Along about the fifth grade, they started having us do speeches in class. Here my mother made perhaps her greatest contribution to my life. She could have been a movie director, I think, or a record producer. I would write the presentation, but she would enhance it, sharpen it, intensify it at just the right places. She taught me to communicate the words I had written in a clear but almost conversational tone, emphasizing my points but not waving my arms or pointing at anything or using any of the trite gestures that were common at the time.

This home-coaching stood me well in talks I made throughout junior high and high school when the occasion required, and in my high school commencement speech, which I had achieved through contest. She coached me, critiqued me, and gave me a skill which lasted a lifetime. Ever after I could speak to 1000 people as if I was talking across a coffee table. I could even entice a crowd in Las Vegas to play an interactive shell game on the large screen projection with me, and afterward to to have them chant “Power to the People” with me – a theme I used for explaining my new interactive media. (The speaker after me swore he never wanted to follow me on a program again.) I was even an invited speaker on  a TED program in Charleston, run by the legendary Richard Saul Wurman, back in the days when you practically had to be Jonas Salk to get on the program.

This ability – and my confidence with it – was clearly handy when I went out on the road to talk about the CPR system at 20 conferences a year, and to raise money for the project with possible investors. I was not a showman, not a hawker. I could just talk to a large crowd as if they were sitting in a coffee shop with me. As a personal admission, sometimes I was more comfortable talking with a crowd than to a few individuals, because as any comedian knows, with a crowd you can always move your attention away from the potential naysayers with the first tilt of their heads with the first negative response.

When I was in college, she thought I should join a fraternity, as my father had. She also thought I should cut my hair. It was all in the interest of making me a better man someday, but I exploited the fraternity for free parties and numerous meals, and spent the money for a haircut on burgers with a few friends. I was a miserable son at times…I know that…but never so much as when I went to war.

Whatever came of life I was always her first born, her love child. When I was about to be shipped out to Vietnam with the Marines, she found out that as a sole surviving son of a combat deceased, it could be illegal to send me into combat. Now that I see things with more sympathy, I know she did not want to experience the same thing twice in life. She even went to Walter Mondale, the Minnesota senator at the time, and pled her case.  I had hoped there would be no options here, but I believe he may have reinterpreted a law. Anyway, he told her the decision should be mine. There it was, my option. I was convinced the right person in a bad situation could make a great difference. Shortly before, I had been teaching creative writing at a free university in Seattle, and the rebel in me rebelled at “Make love not war” on one wall, and Che Guevara leading the guerillas on the other wall. It was balderdash. I though with some regret that I should be where my actions would count for something. I went, despite her pleading, and I was right. You can make a difference if you are where it matters.

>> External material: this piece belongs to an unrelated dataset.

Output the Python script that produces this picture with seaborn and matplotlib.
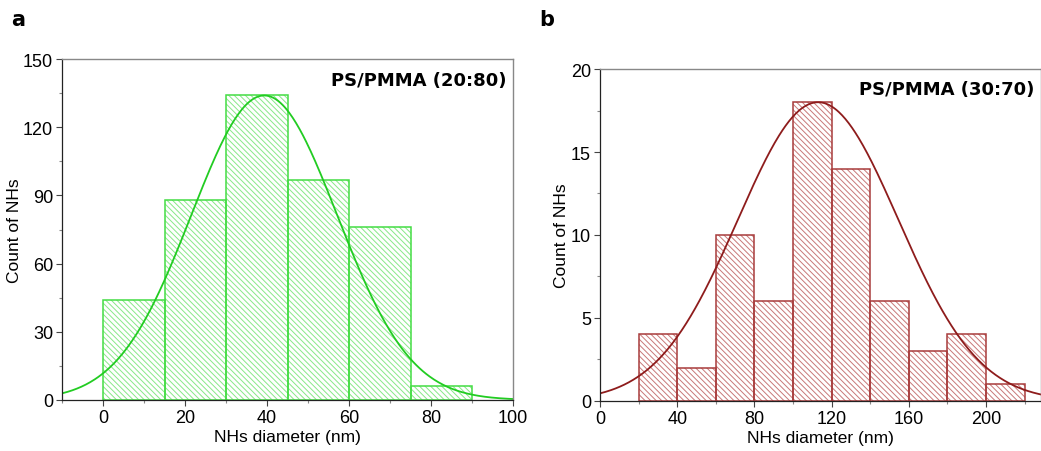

The day before my mother’s parting ceremony at their church in Minneapolis, the minister of the church met with the family to explain the presentation, and to arrange any comments about the deceased. Charlie voiced up: “David, you were always the one who could talk. How about you doing the comments?” This was not at all a compliment. My brother and sister and Charlie – usually fairly outspoken individuals – were terrified at any thought of speaking in public. I saw it another way.

“You lived with her, you all loved her. If none of you will say a few words, then no one should.”

They were mum. No one was going to step forward on that platform, even for a minute, even for love.

I turned to the minister. “Then I guess no one will.”

There was silence amongst the family then, but I did not feel resentment. They were just who they were, and anyway, I knew my mother would know what I would have said, and how I would have said it.